Late-Fetal Mortality: Historical Perspectives on Continuing Problems of Estimation and Interpretation

Robert WOODS

This paper considers the various problems of estimation and interpretation associated with late-fetal (stillbirth) mortality. It reviews the World Health Organization report on Neonatal and Perinatal Mortality (2006) and explores the methods used to derive stillbirth rates for countries lacking registration or survey data on fetal deaths. Various attempts to derive historical estimates for England are also considered in the light of both the WHO findings and other contemporary evidence from northwest Europe. The contributions of midwifery (birth attendants), disease environment and maternal physique are discussed with particular emphasis on the first mentioned. The relative neglect of fetal mortality in demography is also noted.

The Distribution of Environmental Risks: Analysis Methods and French data

Lucie Laurian

The existence of environment-related health risks is now being acknowledged in France. According to estimates by the French Ministry of Ecology and Sustainable Development, 30,000 premature deaths per year and 7% to 20% of cancers may be linked to environmental factors such as diffuse source pollution (motor vehicles, pesticides) and point source pollution (incinerators, landfills, industrial facilities). Social inequalities in exposure to environmental risks have been observed in many industrialized countries (United States, Canada, United Kingdom, Netherlands, Germany). France is also directly concerned by this question: are we all equal in the face of pollution, or are the most disadvantaged populations also those with the highest exposure? This short paper reviews the current state of methodological and analytical knowledge on the social distribution of environmental risks with a view to stimulating further research on this issue in France.
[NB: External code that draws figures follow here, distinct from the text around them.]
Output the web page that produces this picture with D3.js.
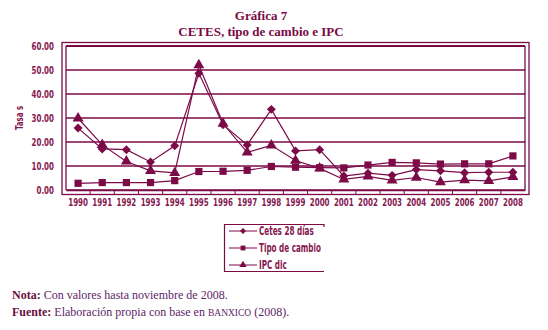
<!DOCTYPE html>
<html>
<head>
<meta charset="utf-8">
<script src="https://cdn.jsdelivr.net/npm/d3@7"></script>
<style>
  body { margin: 0; background: #fff; }
  svg { display: block; }
</style>
</head>
<body>
<div id="chart-area"></div>
<script>
// data
var years = ["1990","1991","1992","1993","1994","1995","1996","1997","1998","1999",
             "2000","2001","2002","2003","2004","2005","2006","2007","2008"];
var cetes = [25.8, 17.1, 16.8, 11.7, 18.4, 48.6, 27.2, 18.8, 33.6, 16.3,
             16.8, 5.8, 7.0, 6.1, 8.5, 8.0, 7.2, 7.4, 7.4];
var tipoCambio = [2.8, 3.1, 3.1, 3.1, 3.9, 7.7, 7.8, 8.2, 9.8, 9.5,
                  9.3, 9.2, 10.4, 11.5, 11.3, 10.8, 10.9, 10.9, 14.2];
var ipc = [29.9, 18.8, 11.9, 8.0, 7.1, 52.0, 27.7, 15.7, 18.6, 12.3,
           9.0, 4.4, 5.7, 4.0, 5.2, 3.3, 4.1, 3.8, 5.5];
var yTicks = [0, 10, 20, 30, 40, 50, 60];

var series = [
    { name: "Cetes 28 días", values: cetes, symbol: d3.symbolSquare, size: 40, rotate: 45 },
    { name: "Tipo de cambio", values: tipoCambio, symbol: d3.symbolSquare, size: 52, rotate: 0 },
    { name: "IPC dic", values: ipc, symbol: d3.symbolTriangle, size: 52, rotate: 0 }
];

var width = 548;
var height = 330;
var plot = { left: 66, top: 46, right: 525, bottom: 190 };
var maroon = "#7b0a47";
var labelColor = "#86184f";
var narrow = "'DejaVu Sans Condensed', 'DejaVu Sans', sans-serif";
var squeeze = 0.72;   // horizontal squeeze to mimic the narrow face of the original

var svg = d3.select("#chart-area")
    .append("svg")
    .attr("width", width)
    .attr("height", height);

// titles
svg.append("text")
    .attr("x", 261).attr("y", 20)
    .attr("text-anchor", "middle")
    .attr("font-family", "'Liberation Serif', serif")
    .attr("font-weight", "bold")
    .attr("font-size", "13px")
    .attr("fill", "#7a0a45")
    .text("Gráfica 7");

svg.append("text")
    .attr("x", 261).attr("y", 36)
    .attr("text-anchor", "middle")
    .attr("font-family", "'Liberation Serif', serif")
    .attr("font-weight", "bold")
    .attr("font-size", "13px")
    .attr("fill", "#7a0a45")
    .text("CETES, tipo de cambio e IPC");

var x = d3.scaleBand()
    .domain(years)
    .range([plot.left, plot.right]);

var y = d3.scaleLinear()
    .domain([0, 60])
    .range([plot.bottom, plot.top]);

// outer frame
svg.append("rect")
    .attr("x", 62).attr("y", 42.5)
    .attr("width", 467).attr("height", 152)
    .attr("fill", "none")
    .attr("stroke", maroon)
    .attr("stroke-width", 1.3);

// grid lines
svg.append("g")
    .selectAll("line")
    .data(yTicks)
    .enter()
    .append("line")
    .attr("x1", plot.left)
    .attr("x2", plot.right)
    .attr("y1", d => y(d))
    .attr("y2", d => y(d))
    .attr("stroke", maroon)
    .attr("stroke-width", d => d === 60 ? 2.2 : 1.4);

// inner plot border
svg.append("line")
    .attr("x1", plot.left).attr("x2", plot.left)
    .attr("y1", plot.top).attr("y2", plot.bottom)
    .attr("stroke", maroon).attr("stroke-width", 1.3);
svg.append("line")
    .attr("x1", plot.right).attr("x2", plot.right)
    .attr("y1", plot.top).attr("y2", plot.bottom)
    .attr("stroke", maroon).attr("stroke-width", 1.3);

// y axis
var yAxis = d3.axisLeft(y)
    .tickValues(yTicks)
    .tickSize(0)
    .tickFormat(d3.format(".2f"));
var gy = svg.append("g")
    .attr("transform", `translate(${plot.left}, 0)`)
    .call(yAxis);
gy.select(".domain").remove();
gy.selectAll("text")
    .attr("x", -12 / squeeze)
    .attr("transform", `scale(${squeeze}, 1)`)
    .attr("font-family", narrow)
    .attr("font-weight", "bold")
    .attr("font-size", "11px")
    .attr("fill", labelColor);

// x axis
var xAxis = d3.axisBottom(x).tickSize(0).tickPadding(8);
var gx = svg.append("g")
    .attr("transform", `translate(0, ${plot.bottom})`)
    .call(xAxis);
gx.select(".domain")
    .attr("stroke", maroon)
    .attr("stroke-width", 1.3);
gx.selectAll("text")
    .attr("transform", `scale(${squeeze}, 1)`)
    .attr("font-family", narrow)
    .attr("font-weight", "bold")
    .attr("font-size", "11px")
    .attr("fill", labelColor);

// tick marks between categories
svg.append("g")
    .selectAll("line")
    .data(years.slice(1))
    .enter()
    .append("line")
    .attr("x1", d => x(d))
    .attr("x2", d => x(d))
    .attr("y1", plot.bottom)
    .attr("y2", plot.bottom + 4)
    .attr("stroke", maroon)
    .attr("stroke-width", 1);

// y title
svg.append("text")
    .attr("transform", `translate(23, 118) rotate(-90) scale(0.75, 1)`)
    .attr("text-anchor", "middle")
    .attr("font-family", narrow)
    .attr("font-weight", "bold")
    .attr("font-size", "10.5px")
    .attr("fill", labelColor)
    .text("Tasa s");

// lines and markers
var line = d3.line()
    .x((d, i) => x(years[i]) + x.bandwidth() / 2)
    .y(d => y(d));

series.forEach(s => {
    svg.append("path")
        .datum(s.values)
        .attr("d", line)
        .attr("fill", "none")
        .attr("stroke", maroon)
        .attr("stroke-width", 1.2);

    svg.append("g")
        .selectAll("path")
        .data(s.values)
        .enter()
        .append("path")
        .attr("d", d3.symbol().type(s.symbol).size(s.size))
        .attr("transform", (d, i) => `translate(${x(years[i]) + x.bandwidth() / 2}, ${y(d)}) rotate(${s.rotate})`)
        .attr("fill", maroon);
});

// legend
var legend = svg.append("g");
legend.append("path")
    .attr("d", "M324,227 V224.5 H224.5 V271.5 H324")
    .attr("fill", "none")
    .attr("stroke", maroon)
    .attr("stroke-width", 1.2);

var legendRow = d3.scalePoint()
    .domain(series.map(s => s.name))
    .range([231, 265]);

series.forEach(s => {
    var ly = legendRow(s.name);
    legend.append("line")
        .attr("x1", 229).attr("x2", 257)
        .attr("y1", ly).attr("y2", ly)
        .attr("stroke", maroon)
        .attr("stroke-width", 1);
    legend.append("path")
        .attr("d", d3.symbol().type(s.symbol).size(s.size * 0.45))
        .attr("transform", `translate(243, ${ly}) rotate(${s.rotate})`)
        .attr("fill", maroon);
    legend.append("text")
        .attr("transform", `translate(259, ${ly + 4}) scale(0.7, 1)`)
        .attr("font-family", narrow)
        .attr("font-weight", "bold")
        .attr("font-size", "11.5px")
        .attr("fill", labelColor)
        .text(s.name);
});

// notes
var notes = [
    { label: "Nota:", text: "Con valores hasta noviembre de 2008.", y: 299 },
    { label: "Fuente:", text: "Elaboración propia con base en ", sc: "banxico", tail: " (2008).", y: 316 }
];
notes.forEach(n => {
    var t = svg.append("text")
        .attr("x", 12).attr("y", n.y)
        .attr("font-family", "'Liberation Serif', serif")
        .attr("font-size", "12px")
        .attr("fill", "#5e2468");
    t.append("tspan")
        .attr("font-weight", "bold")
        .attr("fill", "#6a0f3f")
        .text(n.label + " ");
    t.append("tspan").text(n.text);
    if (n.sc) {
        t.append("tspan").attr("font-size", "9.5px").text(n.sc.toUpperCase());
        t.append("tspan").text(n.tail);
    }
});
</script>
</body>
</html>
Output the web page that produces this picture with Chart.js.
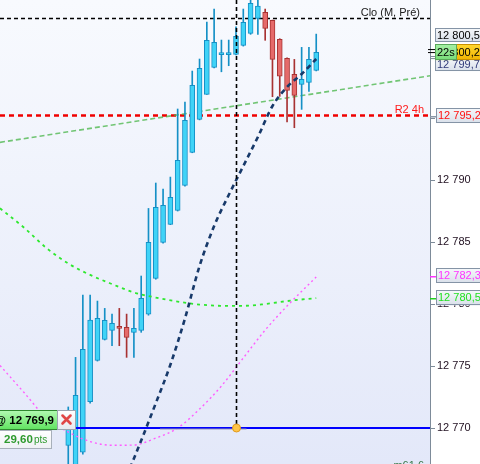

Empirical Evidence of Population Concentration in Spain, 1900-2001.

Francisco J. Goerlich

This paper examines the evolution of the population density in Spain over the twentieth century. Using a homogeneous database of the population at a municipal level - elaborated from the eleven censuses carried out between 1900 and 2001 - the paper looks at the general characteristics of population concentration from various perspectives. Focusing on population density, we present empirical evidence supporting the hypothesis that, over time, Spain’s population has undergone progressive concentration, and that this process is still under way. Its main contribution is to offer quantitative support for phenomena which have already been well documented by specialists in more general terms.

Do Immigrant-Origin Students Progress Faster at School? The Case of France

Héctor Cebolla Boado

Do immigrant-origin students progress faster at school than children with French-born parents? To answer this question, this article analyses longitidunal data from a panel of students entering secondary education in France in 1995. As suggested by part of the significant literature, the empirical analyses on performance in lower secondary schooling here presented reveal that the children of immigrant families progress faster than those of natives. However, this does not mean necessarily that they learn more or that they are more skilled or motivated than their native counterparts as could be deduced from the positive self-selection hypothesis. On the contrary the evidence shows that this only happens because they depart from lower grades at the beginning of the period under observation.